§ **SOURCE DATA**

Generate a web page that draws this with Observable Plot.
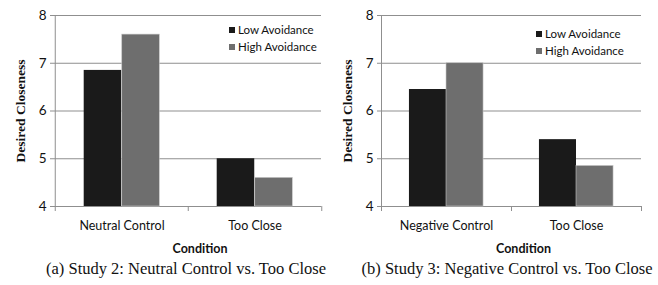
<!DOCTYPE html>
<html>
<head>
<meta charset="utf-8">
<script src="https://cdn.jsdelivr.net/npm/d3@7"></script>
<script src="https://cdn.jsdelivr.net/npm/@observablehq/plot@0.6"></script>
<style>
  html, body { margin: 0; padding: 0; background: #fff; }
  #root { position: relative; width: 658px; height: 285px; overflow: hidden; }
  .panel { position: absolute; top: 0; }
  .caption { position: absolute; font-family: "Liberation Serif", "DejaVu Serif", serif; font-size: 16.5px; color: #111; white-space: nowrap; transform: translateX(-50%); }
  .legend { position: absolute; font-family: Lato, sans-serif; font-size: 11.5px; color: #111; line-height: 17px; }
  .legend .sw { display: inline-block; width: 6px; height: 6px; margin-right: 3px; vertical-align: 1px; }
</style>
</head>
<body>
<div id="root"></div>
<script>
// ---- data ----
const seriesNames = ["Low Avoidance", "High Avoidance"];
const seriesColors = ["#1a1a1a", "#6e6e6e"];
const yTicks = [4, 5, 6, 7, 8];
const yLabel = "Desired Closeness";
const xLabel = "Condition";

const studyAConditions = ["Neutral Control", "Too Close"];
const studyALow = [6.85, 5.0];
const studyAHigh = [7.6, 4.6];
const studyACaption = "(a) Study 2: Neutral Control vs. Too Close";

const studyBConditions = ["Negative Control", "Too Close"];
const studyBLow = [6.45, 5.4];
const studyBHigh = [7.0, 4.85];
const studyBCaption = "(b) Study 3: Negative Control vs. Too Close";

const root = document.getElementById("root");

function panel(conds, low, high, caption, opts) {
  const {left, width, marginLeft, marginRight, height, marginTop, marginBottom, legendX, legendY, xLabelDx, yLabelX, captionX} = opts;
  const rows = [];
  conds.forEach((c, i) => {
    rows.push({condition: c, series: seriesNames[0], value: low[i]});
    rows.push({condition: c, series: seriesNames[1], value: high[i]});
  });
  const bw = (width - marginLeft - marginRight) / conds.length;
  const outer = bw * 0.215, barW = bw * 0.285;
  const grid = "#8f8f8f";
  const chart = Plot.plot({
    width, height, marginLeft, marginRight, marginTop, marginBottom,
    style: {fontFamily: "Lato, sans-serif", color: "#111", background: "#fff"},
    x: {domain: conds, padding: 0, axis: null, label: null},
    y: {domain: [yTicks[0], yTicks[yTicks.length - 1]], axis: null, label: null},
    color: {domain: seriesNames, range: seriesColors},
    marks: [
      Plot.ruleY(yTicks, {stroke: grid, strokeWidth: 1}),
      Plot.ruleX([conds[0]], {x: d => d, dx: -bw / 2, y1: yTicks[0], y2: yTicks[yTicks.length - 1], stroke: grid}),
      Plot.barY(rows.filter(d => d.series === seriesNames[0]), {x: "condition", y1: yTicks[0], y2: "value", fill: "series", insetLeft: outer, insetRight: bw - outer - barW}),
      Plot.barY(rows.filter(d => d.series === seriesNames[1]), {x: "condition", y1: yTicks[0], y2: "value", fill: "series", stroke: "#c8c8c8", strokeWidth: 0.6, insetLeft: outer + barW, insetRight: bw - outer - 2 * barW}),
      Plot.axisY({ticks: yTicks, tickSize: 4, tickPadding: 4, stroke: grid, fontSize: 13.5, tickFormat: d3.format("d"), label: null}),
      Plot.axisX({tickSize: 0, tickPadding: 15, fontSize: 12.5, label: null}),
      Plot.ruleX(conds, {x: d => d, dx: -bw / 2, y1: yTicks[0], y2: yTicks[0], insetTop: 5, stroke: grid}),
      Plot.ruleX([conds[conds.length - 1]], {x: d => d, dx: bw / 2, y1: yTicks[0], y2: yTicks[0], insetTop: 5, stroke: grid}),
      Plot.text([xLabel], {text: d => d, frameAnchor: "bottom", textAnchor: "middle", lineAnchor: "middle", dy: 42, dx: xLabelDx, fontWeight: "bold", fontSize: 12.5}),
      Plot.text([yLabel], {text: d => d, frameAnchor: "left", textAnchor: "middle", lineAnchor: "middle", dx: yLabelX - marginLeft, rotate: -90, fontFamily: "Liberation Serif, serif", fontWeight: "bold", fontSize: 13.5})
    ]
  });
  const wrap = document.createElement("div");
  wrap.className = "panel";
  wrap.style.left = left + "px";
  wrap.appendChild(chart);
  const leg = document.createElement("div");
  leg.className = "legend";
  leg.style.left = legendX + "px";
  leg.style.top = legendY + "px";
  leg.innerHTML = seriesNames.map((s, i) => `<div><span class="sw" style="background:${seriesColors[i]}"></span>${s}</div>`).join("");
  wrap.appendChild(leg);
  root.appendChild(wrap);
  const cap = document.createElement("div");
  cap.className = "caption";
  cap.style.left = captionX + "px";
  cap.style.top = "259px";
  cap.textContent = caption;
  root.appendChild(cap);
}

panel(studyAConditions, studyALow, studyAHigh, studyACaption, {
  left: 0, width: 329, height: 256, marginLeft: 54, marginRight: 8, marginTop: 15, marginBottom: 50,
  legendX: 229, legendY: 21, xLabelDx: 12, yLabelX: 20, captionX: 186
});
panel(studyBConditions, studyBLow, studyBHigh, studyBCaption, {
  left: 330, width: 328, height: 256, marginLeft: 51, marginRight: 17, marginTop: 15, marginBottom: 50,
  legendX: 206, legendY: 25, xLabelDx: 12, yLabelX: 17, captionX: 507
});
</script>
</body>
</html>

§ **WORK REQUIRED**
Images should not appear in the copy; retype the listing above exactly.

§ **RESPONSE TO THE EXERCISE**
Generate a web page that draws this with Observable Plot.
<!DOCTYPE html>
<html>
<head>
<meta charset="utf-8">
<script src="https://cdn.jsdelivr.net/npm/d3@7"></script>
<script src="https://cdn.jsdelivr.net/npm/@observablehq/plot@0.6"></script>
<style>
  html, body { margin: 0; padding: 0; background: #fff; }
  #root { position: relative; width: 658px; height: 285px; overflow: hidden; }
  .panel { position: absolute; top: 0; }
  .caption { position: absolute; font-family: "Liberation Serif", "DejaVu Serif", serif; font-size: 16.5px; color: #111; white-space: nowrap; transform: translateX(-50%); }
  .legend { position: absolute; font-family: Lato, sans-serif; font-size: 11.5px; color: #111; line-height: 17px; }
  .legend .sw { display: inline-block; width: 6px; height: 6px; margin-right: 3px; vertical-align: 1px; }
</style>
</head>
<body>
<div id="root"></div>
<script>
// ---- data ----
const seriesNames = ["Low Avoidance", "High Avoidance"];
const seriesColors = ["#1a1a1a", "#6e6e6e"];
const yTicks = [4, 5, 6, 7, 8];
const yLabel = "Desired Closeness";
const xLabel = "Condition";

const studyAConditions = ["Neutral Control", "Too Close"];
const studyALow = [6.85, 5.0];
const studyAHigh = [7.6, 4.6];
const studyACaption = "(a) Study 2: Neutral Control vs. Too Close";

const studyBConditions = ["Negative Control", "Too Close"];
const studyBLow = [6.45, 5.4];
const studyBHigh = [7.0, 4.85];
const studyBCaption = "(b) Study 3: Negative Control vs. Too Close";

const root = document.getElementById("root");

function panel(conds, low, high, caption, opts) {
  const {left, width, marginLeft, marginRight, height, marginTop, marginBottom, legendX, legendY, xLabelDx, yLabelX, captionX} = opts;
  const rows = [];
  conds.forEach((c, i) => {
    rows.push({condition: c, series: seriesNames[0], value: low[i]});
    rows.push({condition: c, series: seriesNames[1], value: high[i]});
  });
  const bw = (width - marginLeft - marginRight) / conds.length;
  const outer = bw * 0.215, barW = bw * 0.285;
  const grid = "#8f8f8f";
  const chart = Plot.plot({
    width, height, marginLeft, marginRight, marginTop, marginBottom,
    style: {fontFamily: "Lato, sans-serif", color: "#111", background: "#fff"},
    x: {domain: conds, padding: 0, axis: null, label: null},
    y: {domain: [yTicks[0], yTicks[yTicks.length - 1]], axis: null, label: null},
    color: {domain: seriesNames, range: seriesColors},
    marks: [
      Plot.ruleY(yTicks, {stroke: grid, strokeWidth: 1}),
      Plot.ruleX([conds[0]], {x: d => d, dx: -bw / 2, y1: yTicks[0], y2: yTicks[yTicks.length - 1], stroke: grid}),
      Plot.barY(rows.filter(d => d.series === seriesNames[0]), {x: "condition", y1: yTicks[0], y2: "value", fill: "series", insetLeft: outer, insetRight: bw - outer - barW}),
      Plot.barY(rows.filter(d => d.series === seriesNames[1]), {x: "condition", y1: yTicks[0], y2: "value", fill: "series", stroke: "#c8c8c8", strokeWidth: 0.6, insetLeft: outer + barW, insetRight: bw - outer - 2 * barW}),
      Plot.axisY({ticks: yTicks, tickSize: 4, tickPadding: 4, stroke: grid, fontSize: 13.5, tickFormat: d3.format("d"), label: null}),
      Plot.axisX({tickSize: 0, tickPadding: 15, fontSize: 12.5, label: null}),
      Plot.ruleX(conds, {x: d => d, dx: -bw / 2, y1: yTicks[0], y2: yTicks[0], insetTop: 5, stroke: grid}),
      Plot.ruleX([conds[conds.length - 1]], {x: d => d, dx: bw / 2, y1: yTicks[0], y2: yTicks[0], insetTop: 5, stroke: grid}),
      Plot.text([xLabel], {text: d => d, frameAnchor: "bottom", textAnchor: "middle", lineAnchor: "middle", dy: 42, dx: xLabelDx, fontWeight: "bold", fontSize: 12.5}),
      Plot.text([yLabel], {text: d => d, frameAnchor: "left", textAnchor: "middle", lineAnchor: "middle", dx: yLabelX - marginLeft, rotate: -90, fontFamily: "Liberation Serif, serif", fontWeight: "bold", fontSize: 13.5})
    ]
  });
  const wrap = document.createElement("div");
  wrap.className = "panel";
  wrap.style.left = left + "px";
  wrap.appendChild(chart);
  const leg = document.createElement("div");
  leg.className = "legend";
  leg.style.left = legendX + "px";
  leg.style.top = legendY + "px";
  leg.innerHTML = seriesNames.map((s, i) => `<div><span class="sw" style="background:${seriesColors[i]}"></span>${s}</div>`).join("");
  wrap.appendChild(leg);
  root.appendChild(wrap);
  const cap = document.createElement("div");
  cap.className = "caption";
  cap.style.left = captionX + "px";
  cap.style.top = "259px";
  cap.textContent = caption;
  root.appendChild(cap);
}

panel(studyAConditions, studyALow, studyAHigh, studyACaption, {
  left: 0, width: 329, height: 256, marginLeft: 54, marginRight: 8, marginTop: 15, marginBottom: 50,
  legendX: 229, legendY: 21, xLabelDx: 12, yLabelX: 20, captionX: 186
});
panel(studyBConditions, studyBLow, studyBHigh, studyBCaption, {
  left: 330, width: 328, height: 256, marginLeft: 51, marginRight: 17, marginTop: 15, marginBottom: 50,
  legendX: 206, legendY: 25, xLabelDx: 12, yLabelX: 17, captionX: 507
});
</script>
</body>
</html>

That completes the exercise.